Deputy of the French National Assembly for Indre's 1st constituency
- In office 19 June 2002 – 19 June 2007
- Preceded by: Jean-Yves Gateaud [fr]
- Succeeded by: Michel Sapin

Member of the Departmental Council of Indre for the Canton of Châteauroux-2
- In office 2 April 2015 – 24 April 2026
- Preceded by: canton established
- Succeeded by: TBD

Personal details
- Born: 16 May 1949 Aurillac, France
- Died: 24 April 2026 (aged 76) Châteauroux, France
- Party: UMP
- Occupation: Teacher

= Jean-Yves Hugon =

French politician (1949–2026)

Jean-Yves Hugon (/fr/; 16 May 1949 – 24 April 2026) was a French politician of the Union for a Popular Movement (UMP).

==Life and career==
Born in Aurillac on 16 May 1949, Hugon first worked as a German teacher before entering politics in 2001. That year, he was elected to the municipal council of Châteauroux under mayor Jean-François Mayet. He served as Deputy Mayor of Sport, International Relations, and Sister Cities from 2008 to 2014 before serving as First Deputy Mayor from 2014 to 2020.
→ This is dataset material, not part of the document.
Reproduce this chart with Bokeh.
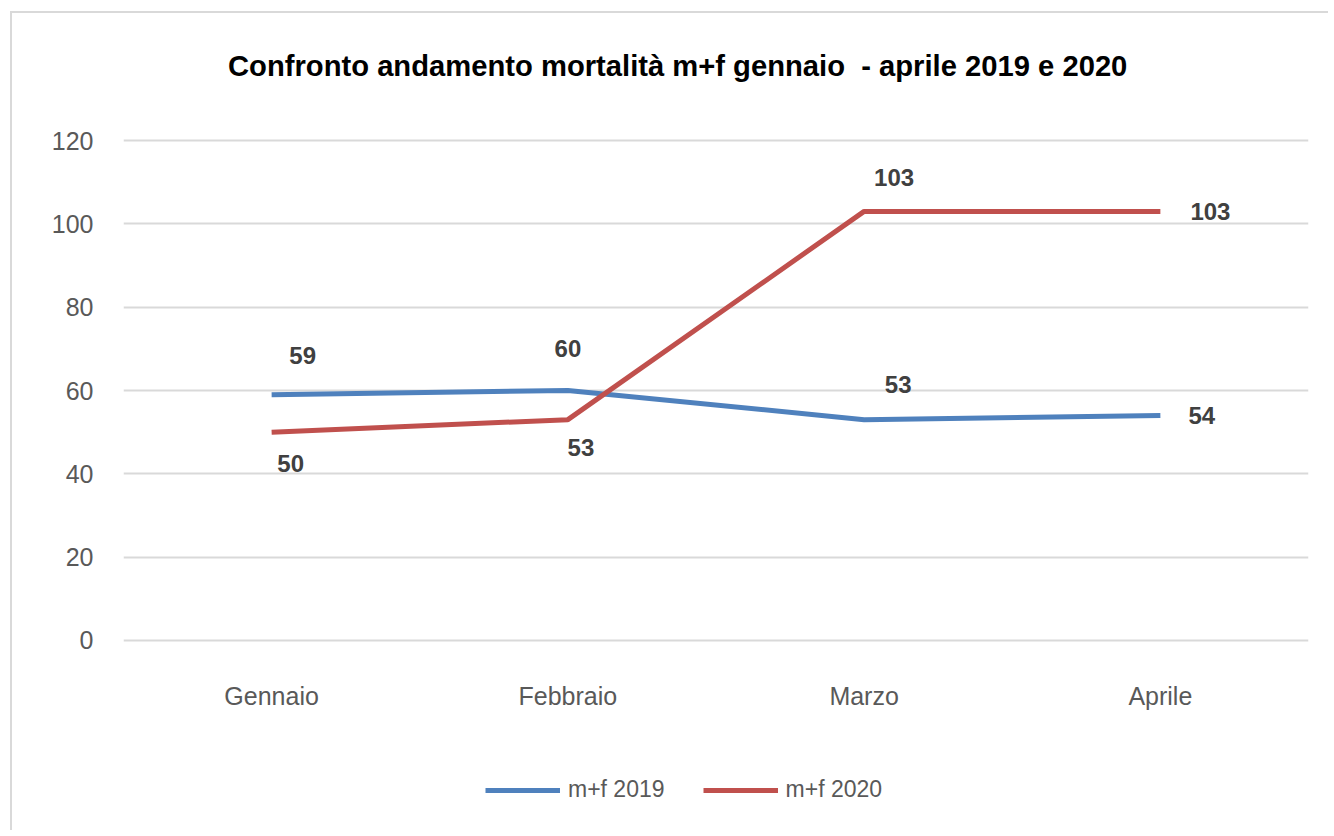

In 2002, Hugon was elected as a deputy of the National Assembly, representing Indre's 1st constituency. There, he was a member of the National Defence and Armed Forces Committee. In 2007, he was defeated in the second round by 374 votes against Michel Sapin. In 2009, he ran for a seat in the European Parliament under the UMP group led by Jean-Pierre Audy, but he was unsuccessful. In 2012, he was unable to secure the UMP's nomination for Indre's 1st constituency in the National Assembly, which instead went to François Jolivet.

In 2015, Hugon was elected to the Departmental Council of Indre, representing the Canton of Châteauroux-2 alongside Imane Jbara-Sounni.

Hugon died in Châteauroux on 24 April 2026, at the age of 76.